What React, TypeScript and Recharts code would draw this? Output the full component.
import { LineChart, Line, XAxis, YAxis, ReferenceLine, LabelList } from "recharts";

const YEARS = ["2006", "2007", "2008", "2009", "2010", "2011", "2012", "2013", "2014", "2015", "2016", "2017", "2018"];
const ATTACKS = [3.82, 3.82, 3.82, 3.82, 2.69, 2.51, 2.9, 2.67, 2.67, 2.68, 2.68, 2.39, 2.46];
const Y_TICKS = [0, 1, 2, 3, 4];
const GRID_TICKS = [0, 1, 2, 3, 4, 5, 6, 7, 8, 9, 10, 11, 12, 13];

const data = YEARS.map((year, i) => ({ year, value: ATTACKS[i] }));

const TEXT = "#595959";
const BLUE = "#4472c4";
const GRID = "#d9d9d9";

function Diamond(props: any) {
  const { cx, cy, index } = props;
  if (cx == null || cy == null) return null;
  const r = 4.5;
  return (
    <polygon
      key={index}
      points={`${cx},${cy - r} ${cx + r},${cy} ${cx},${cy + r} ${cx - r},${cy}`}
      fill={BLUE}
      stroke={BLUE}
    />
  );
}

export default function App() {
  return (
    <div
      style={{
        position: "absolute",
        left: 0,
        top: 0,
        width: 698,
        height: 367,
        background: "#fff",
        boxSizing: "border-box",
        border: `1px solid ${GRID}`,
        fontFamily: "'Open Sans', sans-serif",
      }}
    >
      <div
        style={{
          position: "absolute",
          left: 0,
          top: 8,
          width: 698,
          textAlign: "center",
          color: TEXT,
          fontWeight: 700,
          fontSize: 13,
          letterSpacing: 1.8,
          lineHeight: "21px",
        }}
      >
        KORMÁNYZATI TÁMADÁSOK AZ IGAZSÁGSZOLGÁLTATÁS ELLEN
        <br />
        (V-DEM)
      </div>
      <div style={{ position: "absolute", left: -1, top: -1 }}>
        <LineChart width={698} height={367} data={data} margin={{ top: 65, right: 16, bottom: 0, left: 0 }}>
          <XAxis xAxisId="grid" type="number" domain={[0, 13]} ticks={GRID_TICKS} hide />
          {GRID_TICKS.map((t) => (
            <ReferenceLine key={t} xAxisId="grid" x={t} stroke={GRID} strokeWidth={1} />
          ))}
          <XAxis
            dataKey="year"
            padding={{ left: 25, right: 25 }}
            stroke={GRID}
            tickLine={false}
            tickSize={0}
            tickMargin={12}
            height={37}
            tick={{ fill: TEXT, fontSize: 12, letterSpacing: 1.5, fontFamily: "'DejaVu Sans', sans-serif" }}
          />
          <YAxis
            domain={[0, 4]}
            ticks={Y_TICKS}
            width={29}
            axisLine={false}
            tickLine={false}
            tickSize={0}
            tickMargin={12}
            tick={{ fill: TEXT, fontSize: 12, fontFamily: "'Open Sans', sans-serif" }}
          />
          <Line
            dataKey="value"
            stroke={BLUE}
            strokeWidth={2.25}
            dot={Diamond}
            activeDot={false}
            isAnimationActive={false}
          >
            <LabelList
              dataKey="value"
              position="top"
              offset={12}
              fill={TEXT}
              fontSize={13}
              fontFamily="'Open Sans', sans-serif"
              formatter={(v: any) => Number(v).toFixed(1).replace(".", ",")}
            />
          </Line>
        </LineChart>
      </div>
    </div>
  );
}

---*---

[Stated goal]: Reproduce the entire listing word for word.

[Reply]:
What React, TypeScript and Recharts code would draw this? Output the full component.
import { LineChart, Line, XAxis, YAxis, ReferenceLine, LabelList } from "recharts";

const YEARS = ["2006", "2007", "2008", "2009", "2010", "2011", "2012", "2013", "2014", "2015", "2016", "2017", "2018"];
const ATTACKS = [3.82, 3.82, 3.82, 3.82, 2.69, 2.51, 2.9, 2.67, 2.67, 2.68, 2.68, 2.39, 2.46];
const Y_TICKS = [0, 1, 2, 3, 4];
const GRID_TICKS = [0, 1, 2, 3, 4, 5, 6, 7, 8, 9, 10, 11, 12, 13];

const data = YEARS.map((year, i) => ({ year, value: ATTACKS[i] }));

const TEXT = "#595959";
const BLUE = "#4472c4";
const GRID = "#d9d9d9";

function Diamond(props: any) {
  const { cx, cy, index } = props;
  if (cx == null || cy == null) return null;
  const r = 4.5;
  return (
    <polygon
      key={index}
      points={`${cx},${cy - r} ${cx + r},${cy} ${cx},${cy + r} ${cx - r},${cy}`}
      fill={BLUE}
      stroke={BLUE}
    />
  );
}

export default function App() {
  return (
    <div
      style={{
        position: "absolute",
        left: 0,
        top: 0,
        width: 698,
        height: 367,
        background: "#fff",
        boxSizing: "border-box",
        border: `1px solid ${GRID}`,
        fontFamily: "'Open Sans', sans-serif",
      }}
    >
      <div
        style={{
          position: "absolute",
          left: 0,
          top: 8,
          width: 698,
          textAlign: "center",
          color: TEXT,
          fontWeight: 700,
          fontSize: 13,
          letterSpacing: 1.8,
          lineHeight: "21px",
        }}
      >
        KORMÁNYZATI TÁMADÁSOK AZ IGAZSÁGSZOLGÁLTATÁS ELLEN
        <br />
        (V-DEM)
      </div>
      <div style={{ position: "absolute", left: -1, top: -1 }}>
        <LineChart width={698} height={367} data={data} margin={{ top: 65, right: 16, bottom: 0, left: 0 }}>
          <XAxis xAxisId="grid" type="number" domain={[0, 13]} ticks={GRID_TICKS} hide />
          {GRID_TICKS.map((t) => (
            <ReferenceLine key={t} xAxisId="grid" x={t} stroke={GRID} strokeWidth={1} />
          ))}
          <XAxis
            dataKey="year"
            padding={{ left: 25, right: 25 }}
            stroke={GRID}
            tickLine={false}
            tickSize={0}
            tickMargin={12}
            height={37}
            tick={{ fill: TEXT, fontSize: 12, letterSpacing: 1.5, fontFamily: "'DejaVu Sans', sans-serif" }}
          />
          <YAxis
            domain={[0, 4]}
            ticks={Y_TICKS}
            width={29}
            axisLine={false}
            tickLine={false}
            tickSize={0}
            tickMargin={12}
            tick={{ fill: TEXT, fontSize: 12, fontFamily: "'Open Sans', sans-serif" }}
          />
          <Line
            dataKey="value"
            stroke={BLUE}
            strokeWidth={2.25}
            dot={Diamond}
            activeDot={false}
            isAnimationActive={false}
          >
            <LabelList
              dataKey="value"
              position="top"
              offset={12}
              fill={TEXT}
              fontSize={13}
              fontFamily="'Open Sans', sans-serif"
              formatter={(v: any) => Number(v).toFixed(1).replace(".", ",")}
            />
          </Line>
        </LineChart>
      </div>
    </div>
  );
}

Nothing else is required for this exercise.